Sunday, January 25, 2009

When paradise turned to hell
SHAHANAAZ HABIB REPORTING FROM GAZA


Night after night for the past two weeks, Noordin Samouni wakes up screaming: “They shoot us. They kill us.”

Noordin is just six years old. He saw his father getting shot in the head at close range by Israeli soldiers. More than 30 shots were fired.

“We saw the blood and we saw him die. We couldn’t do anything. We were very scared,” said Noordin’s elder brother, Fahed.

His other brother, Muhammad, who is one-and-half years old, also witnessed the killing but he is too young to fathom it.

Haunted: Noordin saw his father shot in the head by Israeli soldiers.

Fahed said Noordin could only sleep for about two hours each night before the nightmare would come.

“How would you feel if it happened to you? If you saw your father shot in the head just like that?” Fahed, 19, asked me.

Newly married Hadil Samouni finds it hard to come back to what used to be her home in Zaitoon. Wherever she looks, the 21-year-old remembers the sight of her dead relatives lying on the streets and the Israeli soldiers who kept 120 of them confined in one house before bombing them.

“Before the war, this place was like paradise with so many trees,” she said softly, pointing to the flattened area and piles of rubble and destroyed homes.

“Now it’s like hell. It gives me nightmares. I am shaking all the time. I am afraid of everything. Even the sound of someone opening a door makes me jump.

I saw everything. The shootings, the bombings and the screams. And the dead people.”

“After I got out, I was deaf for a week as the explosions were so loud. I still can’t see with my left eye as some fragments got inside,” she said. The Samouni family story is a tragic one. And there are many like them in Gaza.

On Jan 4, Israeli tanks moved in and attacked the area the following day. Many were injured and people managed to telephone for help but the soldiers would not let ambulances come close.

It was only days later that ambulances were allowed in and they pulled out many dead bodies from the area.

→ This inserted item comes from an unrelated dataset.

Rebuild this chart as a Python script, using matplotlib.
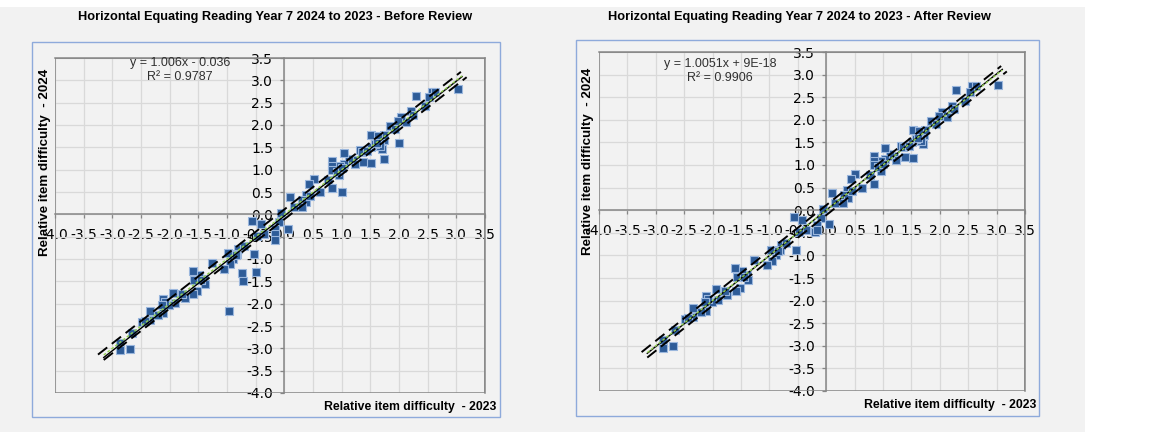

The Samouni’s alone lost 29 of their extended family members — 11 of them children and six women. Hadil said she was in her house on that fateful Jan 4 morning, when the soldiers told them to come out and made them go into a house belonging to Wael Samouni.


Hadil tries to shake off the image of her dead relatives. Her left eyesight is impaired from fragments from the bomb.

“There were 120 of us. We stayed there until the next morning. There were children and women inside and they were getting hungry and thirsty as there was no food or water.”

“So four men decided to go out to bring in some water, food and wood for us. But the soldiers shot them. Two died and two were injured.

“We managed to get the injured inside and hoped the Israeli soldiers would leave. But about a minute later, they bombed the house twice. We were all screaming. There were about 20 dead.

“My husband decided to get out and I followed him and the rest of the people followed behind. We carried white flags and raised our hands and the Israelis let us go. But they wouldn’t let us take any of the injured. They said they would shoot us if we tried. So we had to leave them there,” she said.

Hadil is so terrified that she wants to leave Gaza for good. “Those people are barbarians. They lied when they said they do not attack civilians. We had no weapons but still they attacked us,” she said.

Majid Samouni said the women were not even allowed to scream. “One woman was so scared that she couldn’t stop screaming. The soldiers told her to stop but she couldn’t. So they shot her and her two-year-old child dead,” he said.

He said the Samouni family were all farmers and had nothing to do with Hamas.

In one of the homes still standing, Israeli soldiers had scribbled disturbing graffiti on the walls — “Arabs Need to Die,” “Die You All,” “You Can Run But You Can’t Hide,” “1 Down, 999,999 to Go” — these were just some of the scary ones.

On a tombstone, there was this chilling inscription: “Arabs 1948–2009.”